In 1969, the Canadian psychologist Laurence J. Peter posited the “Peter Principle”: people in a workplace are promoted until they reach their “level of incompetence.” This happens, Peter argued, because we wrongly assume that people who are good at their jobs will also be good at jobs that are one rung up on the corporate ladder — so we promote them. But often the new job is so different from the previous job that the employee can’t handle it. Now performing incompetently, the employee stays in place, dragging the efficiency of the firm downward. Eventually the entire economy becomes like the paper company Dunder Mifflin in “The Office” — clogged with incompetence.

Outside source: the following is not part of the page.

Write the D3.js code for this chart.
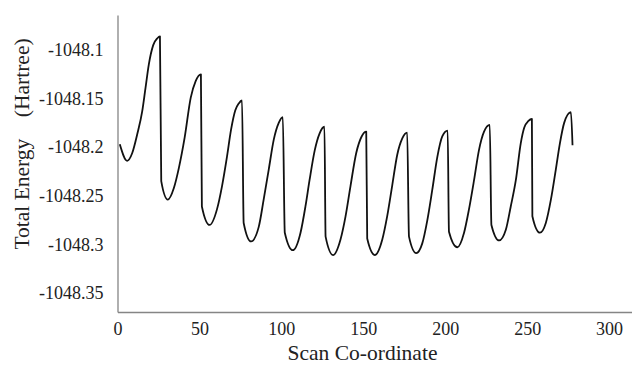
<!DOCTYPE html>
<html lang="en">
<head>
<meta charset="UTF-8">
<title>Total Energy scan</title>
<script src="https://d3js.org/d3.v7.min.js"></script>
<style>
    body { margin: 0; background: #fff; }
    .axis path { stroke: #858585; stroke-width: 1.3; }
    .tick-label { font-family: "Liberation Serif", serif !important; font-size: 18px !important; fill: #222; }
    .axis-title { font-family: "Liberation Serif", serif; font-size: 21.5px; fill: #222; }
</style>
</head>
<body>
<svg width="632" height="367"></svg>
<script>
    // values
    const scanX = [
        1.4, 5.9, 9.0, 12.0, 15.1, 17.1, 19.1, 21.8, 24.3, 25.9,
        26.7, 30.7, 34.4, 37.5, 41.0, 44.7, 47.7, 50.9,
        51.5, 56.2, 60.7, 63.8, 66.8, 69.3, 71.9, 74.0, 76.0,
        77.0, 81.5, 86.2, 89.2, 92.3, 95.4, 98.4, 100.9,
        102.1, 107.0, 111.7, 114.7, 117.2, 120.4, 123.3, 126.3,
        127.0, 131.6, 136.1, 139.2, 142.2, 145.7, 149.0, 151.8,
        152.4, 157.1, 161.6, 164.6, 167.7, 170.7, 173.8, 176.8,
        177.9, 182.3, 186.0, 189.1, 192.1, 195.2, 198.2, 201.5,
        202.3, 207.4, 211.5, 214.5, 217.6, 220.6, 223.7, 227.2,
        228.2, 232.9, 237.0, 240.0, 243.1, 246.1, 248.2, 250.8, 252.9,
        253.2, 257.8, 261.4, 264.5, 267.5, 270.0, 272.6, 276.7,
        277.7
    ];
    const energy = [
        -1048.197, -1048.214, -1048.206, -1048.187, -1048.163, -1048.139, -1048.115, -1048.095, -1048.088, -1048.086,
        -1048.235, -1048.254, -1048.242, -1048.221, -1048.190, -1048.149, -1048.132, -1048.125,
        -1048.261, -1048.280, -1048.264, -1048.240, -1048.210, -1048.182, -1048.162, -1048.155, -1048.152,
        -1048.278, -1048.297, -1048.282, -1048.254, -1048.223, -1048.192, -1048.175, -1048.169,
        -1048.288, -1048.306, -1048.288, -1048.261, -1048.234, -1048.203, -1048.186, -1048.179,
        -1048.292, -1048.311, -1048.295, -1048.271, -1048.240, -1048.206, -1048.189, -1048.184,
        -1048.294, -1048.311, -1048.295, -1048.271, -1048.239, -1048.208, -1048.191, -1048.185,
        -1048.292, -1048.309, -1048.299, -1048.275, -1048.244, -1048.210, -1048.189, -1048.183,
        -1048.287, -1048.303, -1048.288, -1048.264, -1048.234, -1048.203, -1048.184, -1048.177,
        -1048.280, -1048.296, -1048.285, -1048.261, -1048.234, -1048.196, -1048.180, -1048.173, -1048.171,
        -1048.271, -1048.288, -1048.278, -1048.254, -1048.223, -1048.196, -1048.175, -1048.164,
        -1048.198
    ];
    const xTicks = [0, 50, 100, 150, 200, 250, 300];
    const yTicks = [-1048.35, -1048.3, -1048.25, -1048.2, -1048.15, -1048.1];

    const data = scanX.map((x, i) => ({ x: x, y: energy[i] }));

    const svg = d3.select("svg");
    const plot = { left: 117.5, right: 632, top: 15, bottom: 312 };

    const x = d3.scaleLinear().domain([0, 314]).range([plot.left, plot.right]);
    const y = d3.scaleLinear().domain([-1048.3696, -1048.064]).range([plot.bottom, plot.top]);

    const fmt = d => String(+d.toFixed(2));

    svg.append("g")
        .attr("class", "axis")
        .attr("transform", `translate(0,${plot.bottom})`)
        .call(d3.axisBottom(x).tickValues(xTicks).tickFormat(fmt).tickSize(0).tickPadding(10).tickSizeOuter(0))
        .call(g => g.selectAll("text").attr("class", "tick-label").attr("fill", null));

    svg.append("g")
        .attr("class", "axis")
        .attr("transform", `translate(${plot.left},0)`)
        .call(d3.axisLeft(y).tickValues(yTicks).tickFormat(fmt).tickSize(0).tickPadding(14).tickSizeOuter(0))
        .call(g => g.selectAll("text").attr("class", "tick-label").attr("fill", null));

    // the curve
    const line = d3.line()
        .x(d => x(d.x))
        .y(d => y(d.y))
        .curve(d3.curveMonotoneX);

    svg.append("path")
        .datum(data)
        .attr("fill", "none")
        .attr("stroke", "#111")
        .attr("stroke-width", 1.8)
        .attr("stroke-linejoin", "round")
        .attr("d", line);

    // axis titles
    svg.append("text")
        .attr("class", "axis-title")
        .attr("x", 362.5)
        .attr("y", 360)
        .attr("text-anchor", "middle")
        .text("Scan Co-ordinate");

    svg.append("text")
        .attr("class", "axis-title")
        .attr("transform", "translate(29,144) rotate(-90)")
        .attr("text-anchor", "middle")
        .text("Total Energy \u00a0\u00a0 (Hartree)");
</script>
</body>
</html>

Is there any way to avoid this trap? Yes, by promoting people at random. That’s what a trio of Italian scientists discovered this year. They created a computer model of a 160-person corporation and programmed it with Peter Principle-like logic: the best performers were promoted, but they had only a random likelihood of being good at their new jobs. Sure enough, the firm was soon cluttered with incompetents, and its efficiency plunged. But then the researchers tried something different: they reprogrammed the firm so that it promoted people entirely randomly, and the overall efficiency of the firm improved.
They also tried alternately promoting the absolute best and absolute worst performers. That, too, worked out better than promoting on merit. The scientists say these strategies work because they harness “Parrondo’s Paradox,” a piece of game theory in which you win by alternating between two losing strategies. “In physics or game theory, this isn’t new,” says Andrea Rapisarda, a physicist at the University of Catania in Italy and a co-author of the study, which was recently published in the journal Physica A.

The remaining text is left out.